Nonetheless its notoriety seems to have been well deserved. In an area known as the Lava Beds flourished bordellos, casinos, and box houses, the latter consisting of a bar, a stage, and a series of box seats capacious enough to accommodate discreetly not only spectators but their hostesses—many of them Native American—whom the Coast Magazine described as wearing “stained and sweaty tights … with blondined hair and some powdered wigs … [and] winkers smutted up and blackened.”
A correspondent for McClure’s declared one of Seattle’s twenty-four-hour casinos the largest in the country. But the scale of Seattle’s vice was best demonstrated by Mayor Hi Gill, who, in 1910, granted a thoroughfare to his cronies to erect a deluxe five-hundred-room bordello in the residential neighborhood of Beacon Hill.
One madam bequeathed her entire and considerable fortune to Seattle’s schools, and for a couple of years the city’s operating budget relied heavily on a “seamstress” tax. But as respectable women, armed at last with the right to vote, began finally to outnumber Seattle’s prostitutes, Hi Gill’s “Open City” gradually closed down.
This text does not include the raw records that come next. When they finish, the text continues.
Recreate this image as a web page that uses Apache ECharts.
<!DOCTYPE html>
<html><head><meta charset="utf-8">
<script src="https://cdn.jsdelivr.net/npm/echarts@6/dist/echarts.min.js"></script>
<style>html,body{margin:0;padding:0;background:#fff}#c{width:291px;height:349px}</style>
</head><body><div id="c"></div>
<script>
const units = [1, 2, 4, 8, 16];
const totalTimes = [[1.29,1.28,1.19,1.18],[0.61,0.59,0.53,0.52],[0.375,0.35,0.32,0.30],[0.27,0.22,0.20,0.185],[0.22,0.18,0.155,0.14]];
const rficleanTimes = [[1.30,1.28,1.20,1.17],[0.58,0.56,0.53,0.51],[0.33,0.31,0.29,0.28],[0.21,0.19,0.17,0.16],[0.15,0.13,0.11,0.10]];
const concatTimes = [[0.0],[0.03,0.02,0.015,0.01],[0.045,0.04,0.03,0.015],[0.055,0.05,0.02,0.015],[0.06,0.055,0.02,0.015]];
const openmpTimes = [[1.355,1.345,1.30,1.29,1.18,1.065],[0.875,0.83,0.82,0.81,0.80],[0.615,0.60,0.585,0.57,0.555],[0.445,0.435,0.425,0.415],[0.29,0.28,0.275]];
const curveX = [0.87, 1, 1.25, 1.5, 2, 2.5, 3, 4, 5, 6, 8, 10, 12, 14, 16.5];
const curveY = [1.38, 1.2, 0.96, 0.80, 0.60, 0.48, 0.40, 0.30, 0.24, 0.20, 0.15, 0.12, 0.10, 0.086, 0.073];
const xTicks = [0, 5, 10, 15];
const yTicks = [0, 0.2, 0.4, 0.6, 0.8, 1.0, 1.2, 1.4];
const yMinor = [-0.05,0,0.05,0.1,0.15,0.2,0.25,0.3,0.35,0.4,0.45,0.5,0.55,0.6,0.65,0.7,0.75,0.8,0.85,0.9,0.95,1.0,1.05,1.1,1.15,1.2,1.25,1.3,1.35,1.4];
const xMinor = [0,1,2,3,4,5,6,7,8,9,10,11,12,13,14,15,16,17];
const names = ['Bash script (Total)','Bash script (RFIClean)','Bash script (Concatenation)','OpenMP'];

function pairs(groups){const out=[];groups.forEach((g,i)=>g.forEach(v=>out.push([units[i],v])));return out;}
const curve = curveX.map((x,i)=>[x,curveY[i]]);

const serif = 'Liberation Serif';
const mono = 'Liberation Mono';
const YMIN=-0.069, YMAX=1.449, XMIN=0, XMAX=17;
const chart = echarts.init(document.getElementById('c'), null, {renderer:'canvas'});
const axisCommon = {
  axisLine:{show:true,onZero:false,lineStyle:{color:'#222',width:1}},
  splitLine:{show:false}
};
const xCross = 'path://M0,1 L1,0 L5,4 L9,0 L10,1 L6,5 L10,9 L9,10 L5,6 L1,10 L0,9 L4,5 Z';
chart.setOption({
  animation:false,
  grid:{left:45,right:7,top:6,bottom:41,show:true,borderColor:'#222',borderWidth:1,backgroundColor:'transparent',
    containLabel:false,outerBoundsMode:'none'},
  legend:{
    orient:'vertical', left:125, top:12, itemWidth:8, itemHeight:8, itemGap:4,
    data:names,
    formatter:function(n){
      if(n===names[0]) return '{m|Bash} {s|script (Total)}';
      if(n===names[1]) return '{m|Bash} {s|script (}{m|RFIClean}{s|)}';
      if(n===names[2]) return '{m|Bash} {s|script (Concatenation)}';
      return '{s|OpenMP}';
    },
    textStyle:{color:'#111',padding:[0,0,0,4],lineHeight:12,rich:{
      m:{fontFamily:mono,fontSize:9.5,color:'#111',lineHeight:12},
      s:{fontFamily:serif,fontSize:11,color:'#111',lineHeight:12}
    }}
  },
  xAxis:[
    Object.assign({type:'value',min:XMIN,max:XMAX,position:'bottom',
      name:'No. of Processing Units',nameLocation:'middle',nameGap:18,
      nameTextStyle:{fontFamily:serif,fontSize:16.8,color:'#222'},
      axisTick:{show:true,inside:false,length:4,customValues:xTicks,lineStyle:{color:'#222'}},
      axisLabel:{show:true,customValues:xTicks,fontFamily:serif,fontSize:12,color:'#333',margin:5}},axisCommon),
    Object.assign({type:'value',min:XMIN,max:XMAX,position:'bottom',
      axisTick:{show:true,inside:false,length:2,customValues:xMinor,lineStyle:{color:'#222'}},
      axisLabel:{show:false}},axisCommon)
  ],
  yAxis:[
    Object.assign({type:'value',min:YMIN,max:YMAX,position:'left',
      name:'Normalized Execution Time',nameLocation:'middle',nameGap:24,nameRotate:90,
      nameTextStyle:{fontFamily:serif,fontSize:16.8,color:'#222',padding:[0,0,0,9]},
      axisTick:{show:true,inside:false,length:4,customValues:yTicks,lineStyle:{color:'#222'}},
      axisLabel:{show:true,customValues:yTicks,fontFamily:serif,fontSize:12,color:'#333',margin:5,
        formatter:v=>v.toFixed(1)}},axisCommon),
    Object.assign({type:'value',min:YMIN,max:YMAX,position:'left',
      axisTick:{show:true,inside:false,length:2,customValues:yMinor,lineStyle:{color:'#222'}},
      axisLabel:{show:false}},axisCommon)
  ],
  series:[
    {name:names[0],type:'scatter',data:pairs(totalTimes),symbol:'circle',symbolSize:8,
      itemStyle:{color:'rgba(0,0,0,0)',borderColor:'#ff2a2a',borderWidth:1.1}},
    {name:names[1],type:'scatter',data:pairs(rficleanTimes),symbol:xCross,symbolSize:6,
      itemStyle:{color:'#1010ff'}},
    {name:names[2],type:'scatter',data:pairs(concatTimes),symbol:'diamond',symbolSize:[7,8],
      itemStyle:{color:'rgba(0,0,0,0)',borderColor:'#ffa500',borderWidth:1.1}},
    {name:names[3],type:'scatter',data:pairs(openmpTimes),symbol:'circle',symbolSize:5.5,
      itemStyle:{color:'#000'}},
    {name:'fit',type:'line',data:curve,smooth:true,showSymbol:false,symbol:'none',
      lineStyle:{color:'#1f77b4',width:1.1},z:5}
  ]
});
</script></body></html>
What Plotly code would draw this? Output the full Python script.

The legacy of the Lava Beds is an enduring local appetite for the seedy that saved Seattle’s jumbled Pike Place Market from demolition and gentrification and cultivates a stubborn enthusiasm for the damnedest places. For longtime Seattleites the latte stands and gourmet restaurants that delight the visitor and the mock Riviera condos that shelter the newcomers are affronts to the salmon-gutting, tar-paper soul of their city.
I once took a native Northwesterner to a favorite Pike Place Market restaurant of mine called Place Pigalle. He liked the food all right, but as we dined, he wistfully recalled the bareknuckled barrelhouse Place Pigalle had displaced.
It was great, he told me, picking at his plate of mahi-mahi. The floor was sawdust, the proprietor fined you for cussing, and the band was caged in chicken wire to protect it from flying bottles.
“You want to see the real Seattle?” the long-timers may ask you if they’re feeling especially expansive. “You want to see a piece of the real Seattle the goddamn yuppies have destroyed?”